Written exercise: Leave the pictures out and copy exactly the lines from the line containing "Rebuild this chart" to the line containing "const colors = ['#78787c', '#ababae', '#909094'];", both lines included.

Data shown:
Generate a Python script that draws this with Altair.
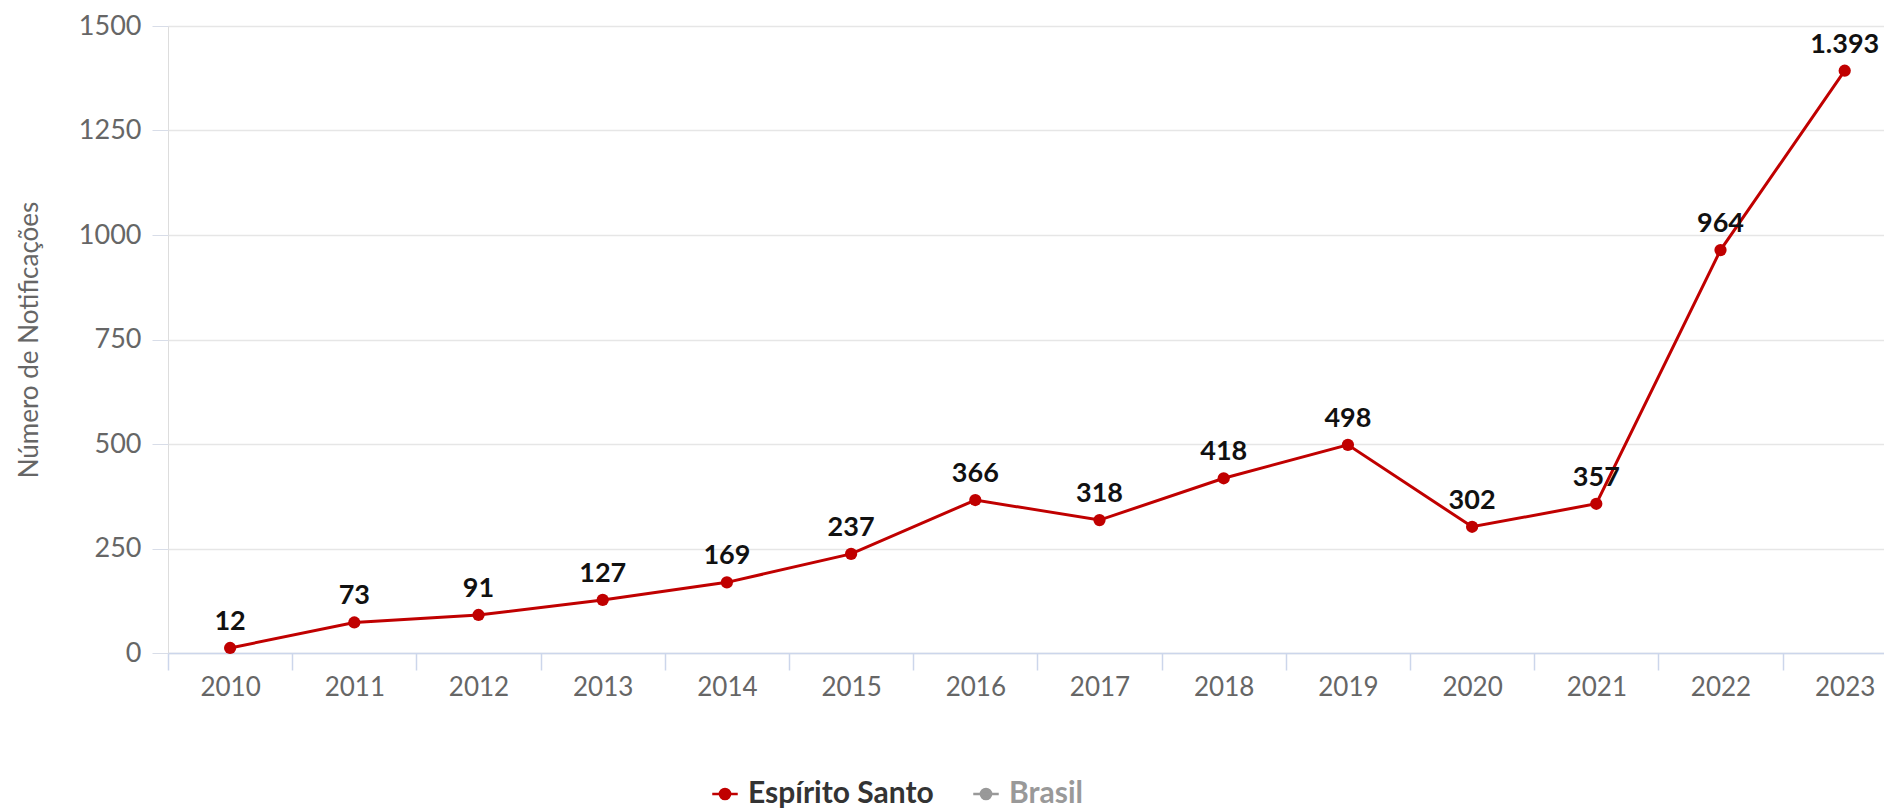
import altair as alt
import pandas as pd

years = ["2010", "2011", "2012", "2013", "2014", "2015", "2016",
         "2017", "2018", "2019", "2020", "2021", "2022", "2023"]
es_values = [12, 73, 91, 127, 169, 237, 366, 318, 418, 498, 302, 357, 964, 1393]
series_names = ["Espírito Santo", "Brasil"]
series_colors = ["#c00000", "#999999"]
y_ticks = [0, 250, 500, 750, 1000, 1250, 1500]

df = pd.DataFrame({"ano": years, "valor": es_values, "serie": series_names[0]})
df["rotulo"] = [f"{v:,}".replace(",", ".") for v in es_values]

W, H = 1716, 627
band = 124.2
FONT = "Lato"

legend_symbol = ("M-1,0H1M-0.4,0A0.4,0.4 0 1,0 0.4,0"
                 "A0.4,0.4 0 1,0 -0.4,0Z")

x = alt.X("ano:N", sort=years, title=None,
          scale=alt.Scale(domain=years, range=[0, band * len(years)],
                          paddingInner=0, paddingOuter=0),
          axis=alt.Axis(labelAngle=0, tickBand="extent", tickSize=17,
                        tickColor="#ccd6eb", domainColor="#ccd6eb",
                        domainWidth=1.5, tickWidth=1.5,
                        labelFont=FONT, labelFontSize=26, labelColor="#666666",
                        labelPadding=4, grid=False))

y = alt.Y("valor:Q", title="Número de Notificações",
          scale=alt.Scale(domain=[0, 1500], nice=False),
          axis=alt.Axis(values=y_ticks, format="d", tickSize=16, tickColor="#d8dde8",
                        gridColor="#e6e6e6", gridWidth=1.5, domain=False,
                        labelFont=FONT, labelFontSize=27, labelColor="#666666",
                        labelPadding=11, titleFont=FONT, titleFontSize=26,
                        titleFontWeight="normal", titleColor="#666666",
                        titlePadding=36))

color = alt.Color("serie:N",
                  scale=alt.Scale(domain=series_names, range=series_colors),
                  legend=alt.Legend(title=None, orient="none", direction="horizontal",
                                    legendX=542, legendY=753,
                                    symbolType=legend_symbol, symbolSize=650,
                                    symbolStrokeWidth=2.5,
                                    labelFont=FONT, labelFontSize=30,
                                    labelFontWeight="bold", labelLimit=500,
                                    labelColor=alt.ExprRef("datum.label == 'Brasil' ? '#999999' : '#333333'"),
                                    columnPadding=34, labelOffset=8))

base = alt.Chart(df)

line = base.mark_line(strokeWidth=3).encode(x=x, y=y, color=color)
pts = base.mark_point(filled=True, size=150, opacity=1).encode(
    x=x, y=y, color=alt.Color("serie:N", scale=alt.Scale(domain=series_names, range=series_colors), legend=None))
labels = base.mark_text(font=FONT, fontSize=27, fontWeight="bold", color="#111111",
                        baseline="middle", dy=-26).encode(x=x, y=y, text="rotulo:N")

chart = alt.layer(line, pts, labels).properties(
    width=W, height=H,
    autosize=alt.AutoSizeParams(type="none"),
    padding={"left": 160, "top": 18, "right": 0, "bottom": 155},
).configure_view(stroke=None).configure(background="white")

chart.save("out.html", embed_options={"renderer": "svg", "actions": False})
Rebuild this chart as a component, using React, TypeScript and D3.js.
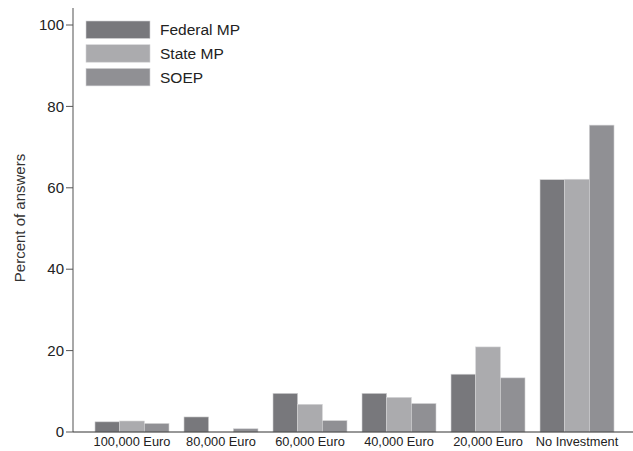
import React from 'react';
import { scaleBand, scaleLinear } from 'd3';

const categories = ['100,000 Euro', '80,000 Euro', '60,000 Euro', '40,000 Euro', '20,000 Euro', 'No Investment'];
const seriesNames = ['Federal MP', 'State MP', 'SOEP'];
const federalMP = [2.5, 3.7, 9.5, 9.5, 14.2, 62.0];
const stateMP = [2.7, 0, 6.8, 8.5, 20.9, 62.1];
const soep = [2.1, 0.8, 2.8, 7.0, 13.3, 75.4];
const yTicks = [0, 20, 40, 60, 80, 100];
const colors = ['#78787c', '#ababae', '#909094'];

const App = () => {
    const width = 633;
    const height = 451;
    const margin = { top: 8, left: 73, bottom: 19 };
    const font = 'Liberation Sans, Arial, Helvetica, sans-serif';

    const y = scaleLinear().domain([0, 100]).range([432, 25]);
    const x = scaleBand<string>().domain(categories).range([margin.left, 636]).paddingInner(15 / 89).paddingOuter(0.247);
    const inner = scaleBand<string>().domain(seriesNames).range([0, x.bandwidth()]);
    const series = [federalMP, stateMP, soep];

    return (
        <svg width={width} height={height} style={{ position: 'absolute', left: 0, top: 0, background: '#fff' }} fontFamily={font}>
            {/* bars */}
            {categories.map((c, i) => (
                <g key={c} transform={`translate(${x(c)},0)`}>
                    {series.map((s, j) => s[i] > 0 ? (
                        <rect key={j} x={inner(seriesNames[j])} y={y(s[i])} width={inner.bandwidth()} height={y(0) - y(s[i])}
                            fill={colors[j]} stroke="#d4d4d6" strokeWidth={0.6} />
                    ) : null)}
                </g>
            ))}

            {/* axes */}
            <line x1={margin.left} x2={margin.left} y1={margin.top} y2={y(0)} stroke="#6e6e6e" strokeWidth={1.2} />
            <line x1={margin.left} x2={width} y1={y(0)} y2={y(0)} stroke="#333" strokeWidth={1.2} />
            {yTicks.map(t => (
                <g key={t} transform={`translate(${margin.left},${y(t)})`}>
                    <line x1={-7} x2={0} stroke="#555" strokeWidth={1} />
                    <text x={-9} dy="0.35em" textAnchor="end" fontSize={15} fill="#222">{t}</text>
                </g>
            ))}
            {categories.map(c => (
                <text key={c} x={(x(c) ?? 0) + x.bandwidth() / 2} y={446} textAnchor="middle" fontSize={12.8} fill="#222">{c}</text>
            ))}
            <text transform={`translate(25,218) rotate(-90)`} textAnchor="middle" fontSize={15} fill="#333">Percent of answers</text>

            {/* legend */}
            {seriesNames.map((n, i) => (
                <g key={n} transform={`translate(86,${21 + i * 23.7})`}>
                    <rect width={64} height={17.5} fill={colors[i]} stroke="#d4d4d6" strokeWidth={0.6} />
                    <text x={74} y={9} dy="0.35em" fontSize={15.5} fill="#222">{n}</text>
                </g>
            ))}
        </svg>
    );
};

export default App;
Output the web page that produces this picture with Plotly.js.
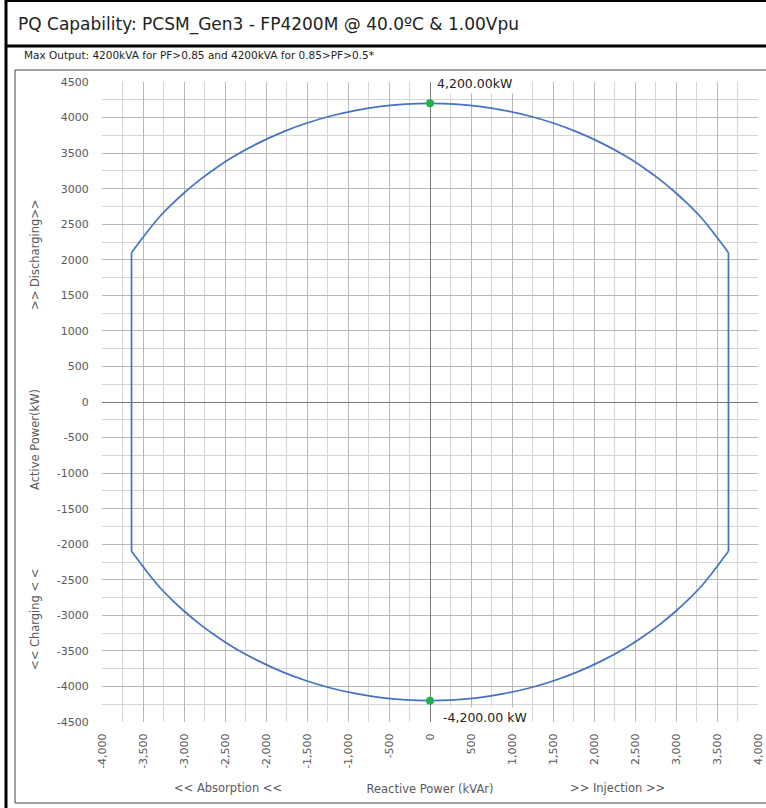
<!DOCTYPE html>
<html>
<head>
<meta charset="utf-8">
<script src="https://cdn.plot.ly/plotly-3.0.1.min.js"></script>
<style>
  html, body { margin: 0; padding: 0; background: #ffffff; }
  #chart { width: 766px; height: 808px; }
</style>
</head>
<body>
<div id="chart"></div>
<script>
// ---- Data ----
// PQ capability boundary, Q in kVAr, P in kW
// Upper arc (discharging), from Q = -3640 to +3640
const upperArcQ = [-3640, -3450, -3300, -3150, -3000, -2800, -2600, -2400, -2100, -1800, -1500, -1200, -900, -600, -300, 0,
                   300, 600, 900, 1200, 1500, 1800, 2100, 2400, 2600, 2800, 3000, 3150, 3300, 3450, 3640];
const upperArcP = [2100, 2390, 2601, 2778, 2939, 3130, 3298, 3448, 3637, 3795, 3923, 4025, 4102, 4157, 4189, 4200,
                   4189, 4157, 4102, 4025, 3923, 3795, 3637, 3448, 3298, 3130, 2939, 2778, 2601, 2390, 2100];
// Lower arc (charging), from Q = -3640 to +3640
const lowerArcQ = [-3640, -3450, -3300, -3150, -3000, -2800, -2600, -2400, -2100, -1800, -1500, -1200, -900, -600, -300, 0,
                   300, 600, 900, 1200, 1500, 1800, 2100, 2400, 2600, 2800, 3000, 3150, 3300, 3450, 3640];
const lowerArcP = [-2100, -2390, -2601, -2778, -2939, -3130, -3298, -3448, -3637, -3795, -3923, -4025, -4102, -4157, -4189, -4200,
                   -4189, -4157, -4102, -4025, -3923, -3795, -3637, -3448, -3298, -3130, -2939, -2778, -2601, -2390, -2100];
// Vertical PF = 0.5 limits
const leftLimitQ = [-3640, -3640];
const leftLimitP = [2100, -2100];
const rightLimitQ = [3640, 3640];
const rightLimitP = [2100, -2100];

// Highlighted points (max discharge / max charge)
const markerQ = [0, 0];
const markerP = [4200, -4200];
const markerLabels = ["4,200.00kW", "-4,200.00 kW"];

// Axis ticks
const xTickVals = [-4000, -3500, -3000, -2500, -2000, -1500, -1000, -500, 0, 500, 1000, 1500, 2000, 2500, 3000, 3500, 4000];
const xTickText = ["-4,000", "-3,500", "-3,000", "-2,500", "-2,000", "-1,500", "-1,000", "-500", "0", "500", "1,000", "1,500", "2,000", "2,500", "3,000", "3,500", "4,000"];
const yTickVals = [4500, 4000, 3500, 3000, 2500, 2000, 1500, 1000, 500, 0, -500, -1000, -1500, -2000, -2500, -3000, -3500, -4000, -4500];
const yTickText = ["4500", "4000", "3500", "3000", "2500", "2000", "1500", "1000", "500", "0", "-500", "-1000", "-1500", "-2000", "-2500", "-3000", "-3500", "-4000", "-4500"];

// Texts
const chartTitle = "PQ Capability: PCSM_Gen3 - FP4200M @ 40.0ºC & 1.00Vpu";
const subTitle = "Max Output: 4200kVA for PF>0.85 and 4200kVA for 0.85>PF>0.5*";
const xTitle = "Reactive Power (kVAr)";
const xLeftNote = "<< Absorption <<";
const xRightNote = ">> Injection >>";
const yTitle = "Active Power(kW)";
const yTopNote = ">> Discharging>>";
const yBottomNote = "<< Charging < <";

// ---- Layout geometry (pixels) ----
const W = 766, H = 808;
const PL = 102, PR = 758, PT = 82, PB = 722;
const px = x => (x - PL) / (PR - PL);
const py = y => (PB - y) / (PB - PT);

const FONT = "DejaVu Sans, Lato, sans-serif";
const GRAYTXT = "#595959";
const LINE = { color: "#4472c4", width: 1.7 };

const traces = [
  { type: "scatter", mode: "lines", x: upperArcQ, y: upperArcP, line: Object.assign({ shape: "spline", smoothing: 0.6 }, LINE), hoverinfo: "skip", showlegend: false },
  { type: "scatter", mode: "lines", x: rightLimitQ, y: rightLimitP, line: LINE, hoverinfo: "skip", showlegend: false },
  { type: "scatter", mode: "lines", x: lowerArcQ, y: lowerArcP, line: Object.assign({ shape: "spline", smoothing: 0.6 }, LINE), hoverinfo: "skip", showlegend: false },
  { type: "scatter", mode: "lines", x: leftLimitQ, y: leftLimitP, line: LINE, hoverinfo: "skip", showlegend: false },
  { type: "scatter", mode: "markers", x: markerQ, y: markerP, marker: { color: "#22b14c", size: 8 }, hoverinfo: "skip", showlegend: false }
];

const annotations = [
  { xref: "paper", yref: "paper", x: px(22), y: py(55), xanchor: "left", yanchor: "middle",
    text: subTitle, showarrow: false, font: { family: FONT, size: 10.5, color: "#222" } },
  { xref: "paper", yref: "paper", x: px(228), y: py(788), xanchor: "center", yanchor: "middle",
    text: xLeftNote, showarrow: false, font: { family: FONT, size: 11.5, color: GRAYTXT } },
  { xref: "paper", yref: "paper", x: px(617), y: py(788), xanchor: "center", yanchor: "middle",
    text: xRightNote, showarrow: false, font: { family: FONT, size: 11.5, color: GRAYTXT } },
  { xref: "paper", yref: "paper", x: px(35), y: py(440), xanchor: "center", yanchor: "middle", textangle: -90,
    text: yTitle, showarrow: false, font: { family: FONT, size: 11.5, color: GRAYTXT } },
  { xref: "paper", yref: "paper", x: px(35), y: py(255), xanchor: "center", yanchor: "middle", textangle: -90,
    text: yTopNote, showarrow: false, font: { family: FONT, size: 11.5, color: GRAYTXT } },
  { xref: "paper", yref: "paper", x: px(35), y: py(620), xanchor: "center", yanchor: "middle", textangle: -90,
    text: yBottomNote, showarrow: false, font: { family: FONT, size: 11.5, color: GRAYTXT } },
  { xref: "x", yref: "y", x: markerQ[0], y: markerP[0], xanchor: "left", yanchor: "middle",
    xshift: 4, yshift: 20, text: markerLabels[0], showarrow: false, bgcolor: "#ffffff", borderpad: 2,
    font: { family: FONT, size: 12.5, color: "#222" } },
  { xref: "x", yref: "y", x: markerQ[1], y: markerP[1], xanchor: "left", yanchor: "middle",
    xshift: 10, yshift: -17, text: markerLabels[1], showarrow: false, bgcolor: "#ffffff", borderpad: 2,
    font: { family: FONT, size: 12.5, color: "#222" } }
];

const shapes = [
  { type: "line", xref: "paper", yref: "paper", x0: px(6), x1: px(6), y0: py(0), y1: py(H), line: { color: "#000", width: 3 } },
  { type: "line", xref: "paper", yref: "paper", x0: px(5), x1: px(W), y0: py(1), y1: py(1), line: { color: "#000", width: 2 } },
  { type: "line", xref: "paper", yref: "paper", x0: px(5), x1: px(W), y0: py(46), y1: py(46), line: { color: "#000", width: 3 } },
  { type: "rect", xref: "paper", yref: "paper", x0: px(15), x1: px(W + 5), y0: py(70), y1: py(803), line: { color: "#444", width: 1 }, fillcolor: "rgba(0,0,0,0)" }
];

const axisCommon = {
  tickfont: { family: FONT, size: 11, color: GRAYTXT },
  tickmode: "array",
  ticks: "outside", tickcolor: "rgba(0,0,0,0)",
  showgrid: true, gridcolor: "#b8b8b8", gridwidth: 1,
  minor: { dtick: 250, tick0: 0, showgrid: true, gridcolor: "#d6d6d6", gridwidth: 1 },
  zeroline: true, zerolinecolor: "#7a7a7a", zerolinewidth: 1,
  showline: false, fixedrange: true, automargin: false
};

const layout = {
  width: W, height: H,
  margin: { l: PL, r: W - PR, t: PT, b: H - PB, pad: 0 },
  paper_bgcolor: "#ffffff", plot_bgcolor: "#ffffff",
  font: { family: FONT, size: 11, color: GRAYTXT },
  title: {
    text: chartTitle, xref: "container", yref: "container",
    x: 18 / W, y: 1 - 24 / H, xanchor: "left", yanchor: "middle",
    font: { family: FONT, size: 17, color: "#222" }
  },
  showlegend: false,
  xaxis: Object.assign({}, axisCommon, {
    range: [-4000, 4000], tickvals: xTickVals, ticktext: xTickText,
    tickangle: -90, ticklen: 6,
    title: { text: xTitle, standoff: 17, font: { family: FONT, size: 11.5, color: GRAYTXT } }
  }),
  yaxis: Object.assign({}, axisCommon, {
    range: [-4500, 4500], tickvals: yTickVals, ticktext: yTickText, ticklen: 10
  }),
  annotations: annotations,
  shapes: shapes
};

Plotly.newPlot("chart", traces, layout, { displayModeBar: false, staticPlot: true });
</script>
</body>
</html>
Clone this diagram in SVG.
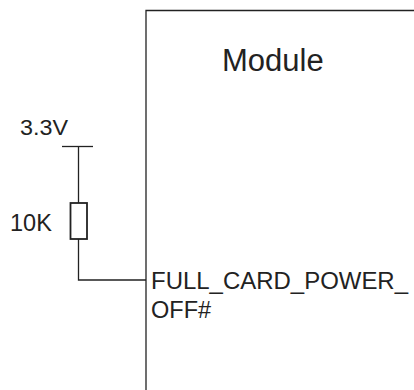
<svg xmlns="http://www.w3.org/2000/svg" width="414" height="390" viewBox="0 0 414 390">
<style>
.ln{stroke:#222;stroke-width:1.3;fill:none}
.t{font-family:"Liberation Sans",Arial,sans-serif;fill:#222}
</style>
<rect width="414" height="390" fill="#fff"/>
<g id="module">
<path class="ln" d="M146 392 V10.5 H416"/>
<text class="t" x="222" y="71" font-size="31">Module</text>
<text class="t" x="151" y="288.5" font-size="23.5" textLength="257" lengthAdjust="spacingAndGlyphs">FULL_CARD_POWER_</text>
<text class="t" x="151" y="317.5" font-size="23.5">OFF#</text>
</g>
<g id="vcc">
<line class="ln" x1="62" y1="146.5" x2="93" y2="146.5"/>
<text class="t" x="20" y="134.5" font-size="22" textLength="48" lengthAdjust="spacingAndGlyphs">3.3V</text>
</g>
<g id="resistor">
<rect x="70.5" y="203" width="16.5" height="36" fill="none" stroke="#222" stroke-width="1.8"/>
<text class="t" x="10" y="231" font-size="23.5">10K</text>
</g>
<g id="connectors">
<path class="ln" d="M78.5 146.5 V203"/>
<path class="ln" d="M78.5 239 V280 H146"/>
</g>
</svg>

Exercise answer:
Rebuild this chart as a component, using React, TypeScript and D3.js.
import React from 'react';
import { scaleBand, scaleLinear } from 'd3';

const categories = ['100,000 Euro', '80,000 Euro', '60,000 Euro', '40,000 Euro', '20,000 Euro', 'No Investment'];
const seriesNames = ['Federal MP', 'State MP', 'SOEP'];
const federalMP = [2.5, 3.7, 9.5, 9.5, 14.2, 62.0];
const stateMP = [2.7, 0, 6.8, 8.5, 20.9, 62.1];
const soep = [2.1, 0.8, 2.8, 7.0, 13.3, 75.4];
const yTicks = [0, 20, 40, 60, 80, 100];
const colors = ['#78787c', '#ababae', '#909094'];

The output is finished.